Financing the Transaction

Lenders may view asset and share structures differently, especially where collateral and risk profile change depending on the deal form.

The Letter of Intent: Setting the Framework

The structure should usually be addressed early, often in the LOI or deal framework, because it shapes the entire negotiation and due diligence process.

Choosing the Right Structure for Your Transaction

There is no universal answer. The right structure depends on:

  • Tax consequences
  • Liability concerns
  • Contract transferability
  • Regulatory context
  • Bargaining power

For the structural setup of the company itself before any sale is on the table, see our guide to incorporation versus sole proprietorship. If the business has multiple owners whose rights must be aligned before a sale can happen smoothly, our shareholders’ agreement guide is the natural companion read.

For public tax guidance, the Canada Revenue Agency’s business resources provide useful background, but buyers and sellers should get transaction-specific legal and tax advice before choosing structure.

Questions first-time buyers ask before closing

These are some of the most common questions buyers and sellers ask when structuring a business acquisition.

What is the main difference between an asset purchase and a share purchase?

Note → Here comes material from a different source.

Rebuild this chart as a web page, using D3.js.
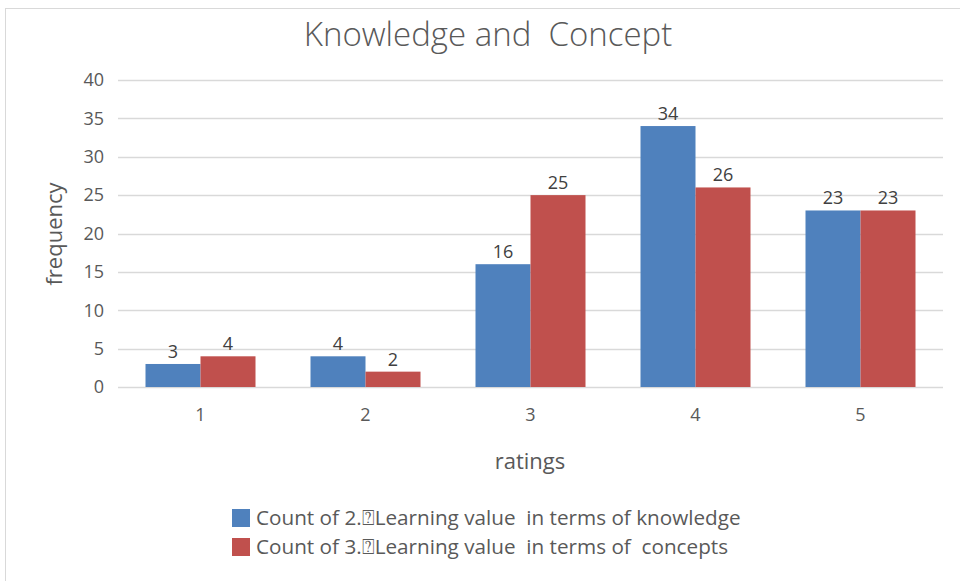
<!DOCTYPE html>
<html>
<head>
<meta charset="utf-8">
<script src="https://cdn.jsdelivr.net/npm/d3@7"></script>
<style>
  body { margin: 0; background: #fff; }
  text { font-family: 'Open Sans', 'Liberation Sans', sans-serif; white-space: pre; }
</style>
</head>
<body>
<div id="chart"></div>
<script>
const ratings = ['1', '2', '3', '4', '5']
const knowledge = [3, 4, 16, 34, 23]
const concepts = [4, 2, 25, 26, 23]
const seriesNames = [
  'Count of 2.\u2370Learning value  in terms of knowledge',
  'Count of 3.\u2370Learning value  in terms of  concepts'
]
const yTicks = [0, 5, 10, 15, 20, 25, 30, 35, 40]
const colors = ['#4F81BD', '#C0504D']

const width = 960
const height = 581
const margin = { top: 80, right: 17, bottom: 194, left: 118 }
const innerW = width - margin.left - margin.right
const innerH = height - margin.top - margin.bottom

const svg = d3.select('#chart')
  .append('svg')
  .attr('width', width)
  .attr('height', height)

// outer chart border
svg.append('rect')
  .attr('x', 5.5).attr('y', 8.5)
  .attr('width', width).attr('height', height)
  .attr('fill', 'none')
  .attr('stroke', '#d9d9d9')

svg.append('text')
  .attr('x', 488)
  .attr('y', 46)
  .attr('text-anchor', 'middle')
  .attr('font-size', 33)
  .attr('font-weight', 300)
  .attr('fill', '#595959')
  .text('Knowledge and  Concept')

const g = svg.append('g')
  .attr('transform', 'translate(' + margin.left + ',' + margin.top + ')')

const x = d3.scaleBand()
  .domain(ratings)
  .range([0, innerW])
  .paddingInner(1 / 3)
  .paddingOuter(1 / 6)

const xSub = d3.scaleBand()
  .domain([0, 1])
  .range([0, x.bandwidth()])

const y = d3.scaleLinear()
  .domain([0, 40])
  .range([innerH, 0])

// gridlines
g.append('g')
  .selectAll('line')
  .data(yTicks)
  .join('line')
  .attr('x1', 0)
  .attr('x2', innerW)
  .attr('y1', d => Math.round(y(d)) + 0.5)
  .attr('y2', d => Math.round(y(d)) + 0.5)
  .attr('stroke', '#d9d9d9')
  .attr('stroke-width', 1.5)

const yAxis = g.append('g')
  .call(d3.axisLeft(y).tickValues(yTicks).tickSize(0).tickPadding(14))
yAxis.select('.domain').remove()
yAxis.selectAll('text')
  .attr('font-size', 18)
  .attr('fill', '#595959')
  .style('font-family', "'Open Sans', sans-serif")

const xAxis = g.append('g')
  .attr('transform', 'translate(0,' + innerH + ')')
  .call(d3.axisBottom(x).tickSize(0).tickPadding(21))
xAxis.select('.domain').remove()
xAxis.selectAll('text')
  .attr('font-size', 18)
  .attr('fill', '#595959')
  .style('font-family', "'Open Sans', sans-serif")

const rows = ratings.map((r, i) => ({ rating: r, values: [knowledge[i], concepts[i]] }))

const groups = g.append('g')
  .selectAll('g')
  .data(rows)
  .join('g')
  .attr('transform', d => 'translate(' + x(d.rating) + ',0)')

groups.selectAll('rect')
  .data(d => d.values)
  .join('rect')
  .attr('x', (d, i) => xSub(i))
  .attr('y', d => y(d))
  .attr('width', xSub.bandwidth())
  .attr('height', d => innerH - y(d))
  .attr('fill', (d, i) => colors[i])

groups.selectAll('text')
  .data(d => d.values)
  .join('text')
  .attr('x', (d, i) => xSub(i) + xSub.bandwidth() / 2)
  .attr('y', d => y(d) - 6)
  .attr('text-anchor', 'middle')
  .attr('font-size', 18)
  .attr('fill', '#404040')
  .text(d => d)

// axis titles
svg.append('text')
  .attr('x', 530)
  .attr('y', 469)
  .attr('text-anchor', 'middle')
  .attr('font-size', 22)
  .attr('fill', '#595959')
  .text('ratings')

svg.append('text')
  .attr('transform', 'translate(62,234) rotate(-90)')
  .attr('text-anchor', 'middle')
  .attr('font-size', 22)
  .attr('fill', '#595959')
  .text('frequency')

// legend
const legend = svg.append('g')
  .attr('transform', 'translate(232,509)')

const items = legend.selectAll('g')
  .data(seriesNames)
  .join('g')
  .attr('transform', (d, i) => 'translate(0,' + i * 29 + ')')

items.append('rect')
  .attr('width', 18)
  .attr('height', 18)
  .attr('fill', (d, i) => colors[i])

items.append('text')
  .attr('x', 24)
  .attr('y', 16)
  .attr('font-size', 20.7)
  .attr('fill', '#595959')
  .text(d => d)
</script>
</body>
</html>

In an asset purchase, the buyer acquires specific business assets. In a share purchase, the buyer acquires the company itself by buying its shares.

Why do buyers usually prefer asset purchases?

Buyers often prefer asset deals because they can leave behind historical liabilities and gain a new tax cost base for the acquired assets.

Why do sellers often prefer share sales?

Sellers often prefer share sales because the tax treatment can be much more favorable, including possible access to the lifetime capital gains exemption.

Do contracts automatically transfer in an asset purchase?

Not always. Many contracts need assignment consent from the other contracting party, which can become a major transaction issue.

Does due diligence matter more in a share purchase?

Usually yes, because the buyer is often inheriting the corporation with its history, obligations, and potential undisclosed liabilities.

Legal Disclaimer

This blog is for informational purposes only and does not constitute formal legal advice or establish a solicitor-client relationship. Reading this post does not replace obtaining advice from a licensed lawyer about your specific matter.